No livro O poeta da madrugada (Chiado, R$ 28), o filho ilustre de São Bento do Una reverencia Olinda nos versos de 7 colinas. Ou seria Lisboa, também formada por sete colinas? Os fios, que são rimas, ligam pontos no globo. P de paixão, outro dos poemas, começou a ser escrito em Porto Alegre (RS) e foi finalizado em Porto, segunda maior metrópole de Portugal. “Foi de um porto a outro, são paralelos importantes do meu caminho”, brinca o músico, consciente das associações.

Os instrumentos musicais, o cachorro Paco, os óculos de sol Ray-Ban e a jaqueta de couro atravessam o oceano Atlântico com Alceu. Em Olinda, o mais afetivo dos lares, guarda fantasias dos carnavais passados, móveis vitorianos, quadros assinados por amigos. No Rio e em Lisboa, endereços entre os quais distribui maior parcela do calendário, leva vida pacata, acompanha a rotina dos filhos, administra agenda de shows. Partir e regressar são verbos frequentes, devem render, em breve, projeto audiovisual dedicado à sua produção artística itinerante, pautado pelas passagens por diferentes coordenadas do globo, com título provisório Metrô da saudade, ideia de Alceu.

Alceu vê paralelos entre as três cidades pelas quais se apaixonou, Olinda, Rio e Lisboa. Foto: Paulo Paiva/DP
Alceu vê paralelos entre as três cidades pelas quais se apaixonou, Olinda, Rio e Lisboa. Foto: Paulo Paiva/DP

DUAS PERGUNTAS: Alceu Valença, músico

Depois de percorrer tantos pontos do globo, o mundo cabe na mão de Alceu? As distâncias que pareciam intransponíveis para o menino de São Bento são, agora, trechos curtos?

A gente pensa que o mar é infinito, mas ele vai dar em outra terra. O mundo é grande, mas não infinito. E o mundo gosta do que é feito em Pernambuco. Eu recebi homenagem no Festival Cantos da Maré, na Espanha, me apresentei no Festival de Jazz de Montreux, na Suíça, cantei ciranda na Europa, me apresentei com artistas da [República da] Guiné. O frevo, o baião, o maracatu… nossos ritmos estão pelo mundo. A música encurtou as distâncias para mim. Mas a verdade, eu acho, é que talvez nem estejamos sozinhos. Talvez exista até outro mundo, outros planetas, onde não precisamos comer ou ir ao banheiro. Os alimentos são virtuais, as viagens são feitas por desmaterialização, você some e reaparece em outro lugar.
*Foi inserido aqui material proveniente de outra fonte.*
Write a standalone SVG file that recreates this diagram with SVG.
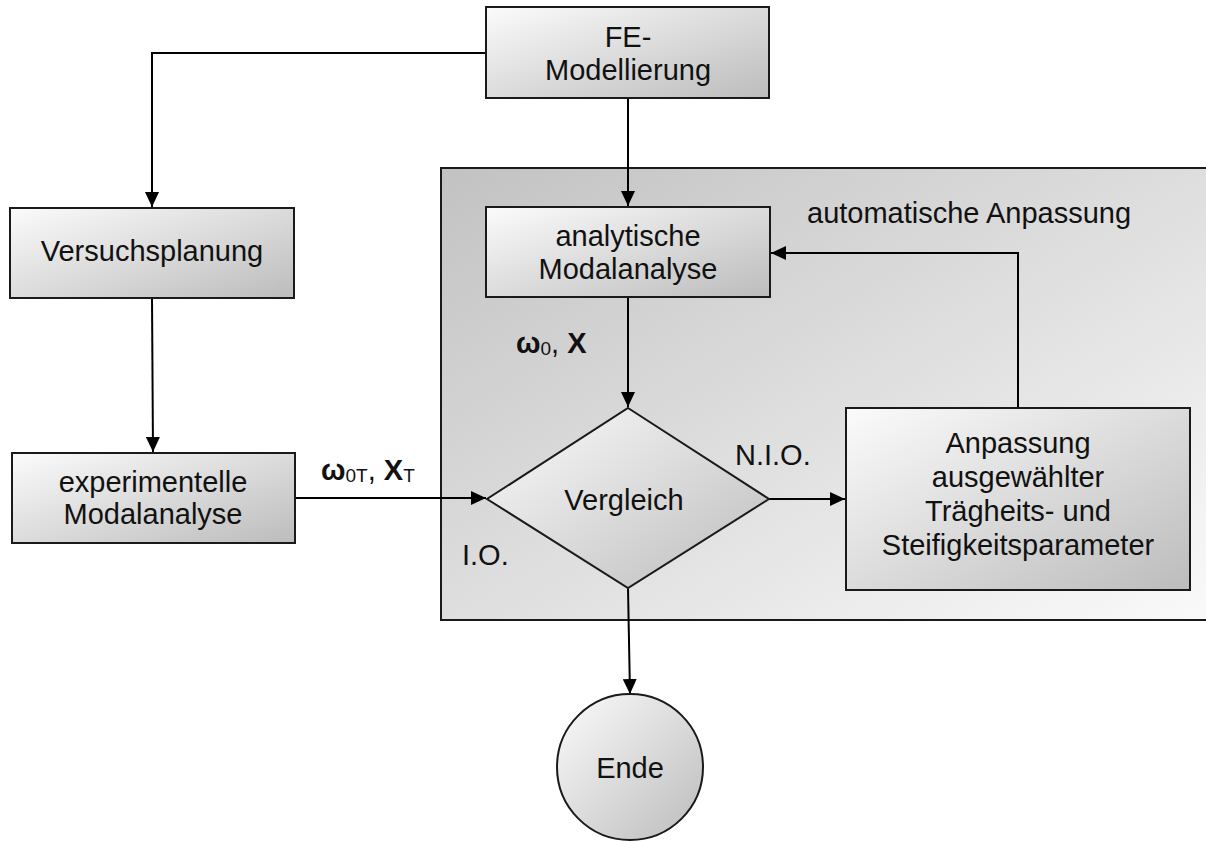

Como é ser reconhecido e festejado, mesmo longe de casa?

Eu sou do tempo em que artista não era celebridade. Eu percorria os arredores da minha casa sem que me chamassem, sem que me pedissem selfies. Já pensou? Nem sequer havia celulares para tirar selfies, graças a Deus! (risos). Não havia a mitificação do famoso. A indústria do entretenimento inventou essa coisa de ser famoso. Nos anos 1980, meus frevos tocando a todo momento nas rádios, eu saía pelas ladeiras e brincava carnaval tranquilamente, anonimamente. Pedir foto ou autógrafo era cafona. Mas creio que lido bem com isso, com a exposição. Há dias no carnaval em que troco minha casa em Olinda por um hotel, por exemplo, para poder me deslocar com tranquilidade até os shows. Mas, no dia a dia, cumprimento a vizinhança, quem passa por mim, aqui ou em qualquer lugar do mundo. Às vezes, nas ruas da Europa, por exemplo, falam comigo e eu não sei por que estão me cumprimentando, me esqueço dessa coisa de ser famoso. Isso é bobagem, invenção.



>> COMEMORAÇÃO Alceu se apresenta nesta quinta (1º) à noite, dia em que completa 70 anos, em Afogados da Ingazeira, no Sertão pernambucano. No sábado (02), sobe ao palco da Fundição Progresso, no Rio. Não foi planejada turnê comemorativa, embora documentários, reedições de discos dos anos 1970 e o lançamento do DVD Vivo! Revivo! sejam projetos engatilhados para os próximos meses, concebidos em torno da data. "Devo sair para comer com minha esposa, meus filhos, falar com amigos. É um dia como outro qualquer", diz Alceu sobre o aniversário.